[Problem details]
Scan the entries below and extract each line with the word "draw" in it.

[Extracted records]

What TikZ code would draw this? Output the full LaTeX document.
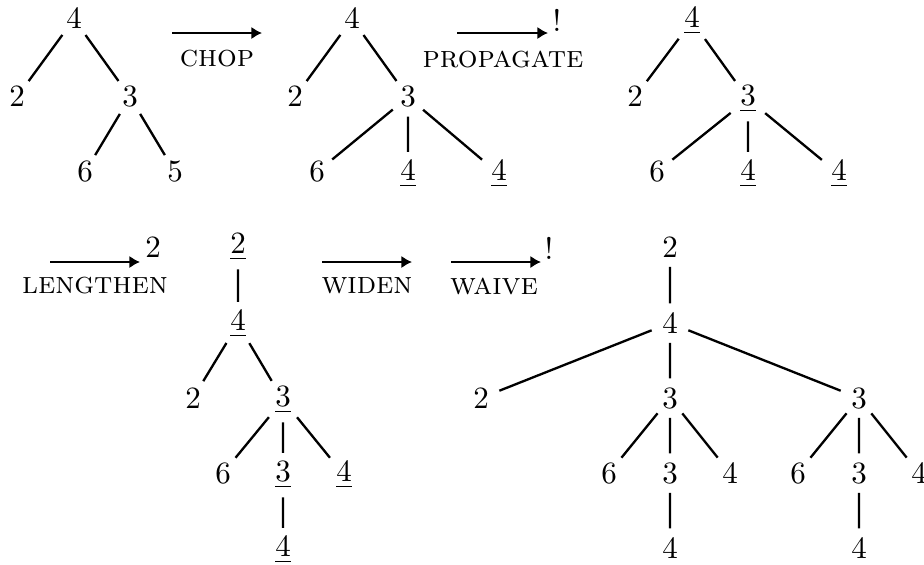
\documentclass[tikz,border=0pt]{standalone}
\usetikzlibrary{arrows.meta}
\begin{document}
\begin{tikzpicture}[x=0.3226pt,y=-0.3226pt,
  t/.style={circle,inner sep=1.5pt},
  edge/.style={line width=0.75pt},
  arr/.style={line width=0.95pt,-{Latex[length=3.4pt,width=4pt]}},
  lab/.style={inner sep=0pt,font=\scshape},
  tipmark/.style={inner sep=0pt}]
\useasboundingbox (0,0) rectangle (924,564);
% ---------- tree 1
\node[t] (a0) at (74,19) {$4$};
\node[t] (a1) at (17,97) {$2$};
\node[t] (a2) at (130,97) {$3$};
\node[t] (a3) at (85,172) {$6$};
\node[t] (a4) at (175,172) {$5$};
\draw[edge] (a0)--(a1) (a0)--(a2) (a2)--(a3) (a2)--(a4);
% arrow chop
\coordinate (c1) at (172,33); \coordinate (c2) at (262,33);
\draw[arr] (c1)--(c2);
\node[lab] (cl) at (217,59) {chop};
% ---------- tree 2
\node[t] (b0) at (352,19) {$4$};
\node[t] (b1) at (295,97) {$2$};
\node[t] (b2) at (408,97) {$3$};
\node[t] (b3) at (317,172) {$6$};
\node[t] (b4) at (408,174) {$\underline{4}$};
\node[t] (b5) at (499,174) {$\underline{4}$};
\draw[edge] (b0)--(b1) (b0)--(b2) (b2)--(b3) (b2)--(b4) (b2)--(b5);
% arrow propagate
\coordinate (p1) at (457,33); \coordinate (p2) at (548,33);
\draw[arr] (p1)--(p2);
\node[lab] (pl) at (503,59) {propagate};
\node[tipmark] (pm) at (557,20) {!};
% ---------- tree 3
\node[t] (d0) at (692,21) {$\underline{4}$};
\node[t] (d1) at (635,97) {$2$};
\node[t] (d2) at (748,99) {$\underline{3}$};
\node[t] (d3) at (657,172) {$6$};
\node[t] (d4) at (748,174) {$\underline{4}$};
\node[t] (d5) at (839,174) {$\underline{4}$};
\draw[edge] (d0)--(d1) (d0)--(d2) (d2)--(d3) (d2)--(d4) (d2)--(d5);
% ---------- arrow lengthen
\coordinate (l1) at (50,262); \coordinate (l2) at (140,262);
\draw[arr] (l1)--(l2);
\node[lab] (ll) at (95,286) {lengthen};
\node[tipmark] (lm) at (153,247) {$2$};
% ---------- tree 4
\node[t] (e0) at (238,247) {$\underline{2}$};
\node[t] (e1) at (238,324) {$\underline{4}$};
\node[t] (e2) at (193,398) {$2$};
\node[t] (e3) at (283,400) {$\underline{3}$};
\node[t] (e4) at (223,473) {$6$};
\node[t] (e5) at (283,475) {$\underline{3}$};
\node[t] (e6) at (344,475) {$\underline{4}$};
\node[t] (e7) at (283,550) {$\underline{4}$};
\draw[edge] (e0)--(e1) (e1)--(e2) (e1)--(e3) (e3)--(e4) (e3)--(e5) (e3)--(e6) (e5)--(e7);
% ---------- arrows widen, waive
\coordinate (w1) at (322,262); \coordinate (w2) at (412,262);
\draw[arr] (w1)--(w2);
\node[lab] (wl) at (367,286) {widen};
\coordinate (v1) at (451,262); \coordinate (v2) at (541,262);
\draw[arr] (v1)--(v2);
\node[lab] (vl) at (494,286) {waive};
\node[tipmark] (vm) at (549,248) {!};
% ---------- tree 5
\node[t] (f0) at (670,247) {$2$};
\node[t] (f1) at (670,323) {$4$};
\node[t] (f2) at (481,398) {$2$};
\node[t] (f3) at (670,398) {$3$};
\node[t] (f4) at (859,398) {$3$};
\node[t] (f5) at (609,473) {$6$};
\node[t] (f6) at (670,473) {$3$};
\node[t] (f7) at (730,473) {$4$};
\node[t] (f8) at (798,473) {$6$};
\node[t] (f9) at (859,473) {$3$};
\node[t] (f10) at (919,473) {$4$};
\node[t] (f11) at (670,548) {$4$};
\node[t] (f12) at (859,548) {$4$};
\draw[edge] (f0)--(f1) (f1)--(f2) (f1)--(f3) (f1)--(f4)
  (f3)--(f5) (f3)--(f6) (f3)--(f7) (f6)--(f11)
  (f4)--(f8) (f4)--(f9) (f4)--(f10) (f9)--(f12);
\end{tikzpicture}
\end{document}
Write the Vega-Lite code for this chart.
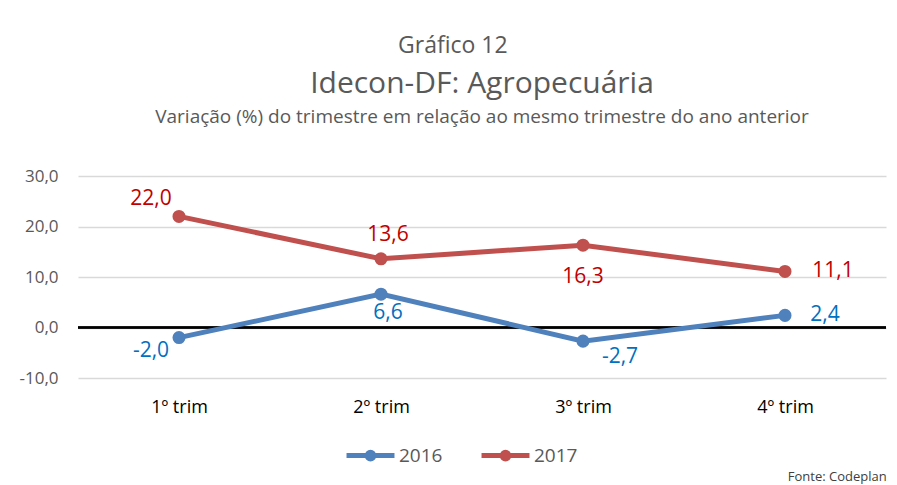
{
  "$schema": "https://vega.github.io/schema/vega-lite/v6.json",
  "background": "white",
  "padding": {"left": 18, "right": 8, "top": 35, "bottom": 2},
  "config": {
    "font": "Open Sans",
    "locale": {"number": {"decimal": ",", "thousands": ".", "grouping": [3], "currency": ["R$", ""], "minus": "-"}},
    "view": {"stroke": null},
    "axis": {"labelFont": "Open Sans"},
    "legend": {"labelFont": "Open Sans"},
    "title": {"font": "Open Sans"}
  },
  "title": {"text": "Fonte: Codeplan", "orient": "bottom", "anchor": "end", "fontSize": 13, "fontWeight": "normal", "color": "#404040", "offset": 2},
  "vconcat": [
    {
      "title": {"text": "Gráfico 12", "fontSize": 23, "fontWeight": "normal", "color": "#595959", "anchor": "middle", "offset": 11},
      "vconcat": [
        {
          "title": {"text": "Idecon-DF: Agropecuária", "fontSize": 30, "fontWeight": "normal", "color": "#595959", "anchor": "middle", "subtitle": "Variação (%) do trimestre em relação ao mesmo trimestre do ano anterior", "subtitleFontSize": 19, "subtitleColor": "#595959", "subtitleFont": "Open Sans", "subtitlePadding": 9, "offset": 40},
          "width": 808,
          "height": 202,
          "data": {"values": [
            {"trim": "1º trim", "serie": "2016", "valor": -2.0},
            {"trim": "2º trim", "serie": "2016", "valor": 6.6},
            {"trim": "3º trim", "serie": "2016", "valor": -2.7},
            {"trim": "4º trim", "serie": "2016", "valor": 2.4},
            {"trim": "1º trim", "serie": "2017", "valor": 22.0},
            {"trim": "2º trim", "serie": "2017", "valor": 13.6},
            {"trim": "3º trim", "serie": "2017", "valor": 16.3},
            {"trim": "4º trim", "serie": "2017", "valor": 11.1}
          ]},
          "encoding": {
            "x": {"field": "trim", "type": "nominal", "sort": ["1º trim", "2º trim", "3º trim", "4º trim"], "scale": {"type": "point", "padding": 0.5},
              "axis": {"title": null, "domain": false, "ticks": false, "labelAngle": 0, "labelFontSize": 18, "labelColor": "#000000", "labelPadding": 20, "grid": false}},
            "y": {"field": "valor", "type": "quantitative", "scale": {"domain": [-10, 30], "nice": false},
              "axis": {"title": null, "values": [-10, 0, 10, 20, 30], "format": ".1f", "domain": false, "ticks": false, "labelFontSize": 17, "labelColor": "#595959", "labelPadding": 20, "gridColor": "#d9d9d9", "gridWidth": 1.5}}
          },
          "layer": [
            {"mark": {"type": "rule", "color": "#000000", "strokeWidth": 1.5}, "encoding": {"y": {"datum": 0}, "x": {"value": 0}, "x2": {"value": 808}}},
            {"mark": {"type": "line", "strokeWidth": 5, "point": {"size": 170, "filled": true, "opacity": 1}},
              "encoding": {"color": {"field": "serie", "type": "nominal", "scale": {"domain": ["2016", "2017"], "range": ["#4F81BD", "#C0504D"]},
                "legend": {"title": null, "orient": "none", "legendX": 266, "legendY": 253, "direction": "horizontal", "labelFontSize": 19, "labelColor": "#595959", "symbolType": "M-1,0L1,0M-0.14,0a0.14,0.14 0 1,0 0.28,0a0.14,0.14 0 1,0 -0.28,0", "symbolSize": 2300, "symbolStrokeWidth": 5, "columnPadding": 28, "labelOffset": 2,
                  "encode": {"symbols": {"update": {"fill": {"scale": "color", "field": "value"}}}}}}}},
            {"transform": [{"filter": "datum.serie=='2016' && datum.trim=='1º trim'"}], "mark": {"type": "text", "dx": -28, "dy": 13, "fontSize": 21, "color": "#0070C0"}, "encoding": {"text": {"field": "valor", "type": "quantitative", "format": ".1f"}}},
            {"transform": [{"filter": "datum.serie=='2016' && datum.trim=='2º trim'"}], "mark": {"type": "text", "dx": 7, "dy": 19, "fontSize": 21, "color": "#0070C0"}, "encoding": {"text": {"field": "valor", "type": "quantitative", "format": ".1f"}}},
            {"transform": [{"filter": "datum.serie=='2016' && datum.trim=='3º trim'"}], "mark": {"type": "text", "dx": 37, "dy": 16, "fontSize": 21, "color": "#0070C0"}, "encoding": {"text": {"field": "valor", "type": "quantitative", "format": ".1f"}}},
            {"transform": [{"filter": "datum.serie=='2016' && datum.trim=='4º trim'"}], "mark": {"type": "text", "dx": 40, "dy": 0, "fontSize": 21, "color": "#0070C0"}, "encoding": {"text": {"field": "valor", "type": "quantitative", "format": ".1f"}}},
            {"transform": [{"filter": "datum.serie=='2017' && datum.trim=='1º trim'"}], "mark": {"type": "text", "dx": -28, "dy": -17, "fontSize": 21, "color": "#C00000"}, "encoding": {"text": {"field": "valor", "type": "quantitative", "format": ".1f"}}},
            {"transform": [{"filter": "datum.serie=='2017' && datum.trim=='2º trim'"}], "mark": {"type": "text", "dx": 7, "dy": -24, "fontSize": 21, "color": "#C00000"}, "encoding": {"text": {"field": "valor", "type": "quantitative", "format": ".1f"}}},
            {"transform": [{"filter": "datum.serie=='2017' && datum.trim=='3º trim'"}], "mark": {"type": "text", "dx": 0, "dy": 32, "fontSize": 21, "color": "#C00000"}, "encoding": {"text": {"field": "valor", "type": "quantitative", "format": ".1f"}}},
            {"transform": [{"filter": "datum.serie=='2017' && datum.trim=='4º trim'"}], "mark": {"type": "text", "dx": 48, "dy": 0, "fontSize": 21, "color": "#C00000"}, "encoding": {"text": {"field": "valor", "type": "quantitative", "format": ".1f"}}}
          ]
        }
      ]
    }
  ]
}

[Finished task]
What TikZ code would draw this? Output the full LaTeX document.
\draw[edge] (a0)--(a1) (a0)--(a2) (a2)--(a3) (a2)--(a4);
\draw[arr] (c1)--(c2);
\draw[edge] (b0)--(b1) (b0)--(b2) (b2)--(b3) (b2)--(b4) (b2)--(b5);
\draw[arr] (p1)--(p2);
\draw[edge] (d0)--(d1) (d0)--(d2) (d2)--(d3) (d2)--(d4) (d2)--(d5);
\draw[arr] (l1)--(l2);
\draw[edge] (e0)--(e1) (e1)--(e2) (e1)--(e3) (e3)--(e4) (e3)--(e5) (e3)--(e6) (e5)--(e7);
\draw[arr] (w1)--(w2);
\draw[arr] (v1)--(v2);
\draw[edge] (f0)--(f1) (f1)--(f2) (f1)--(f3) (f1)--(f4)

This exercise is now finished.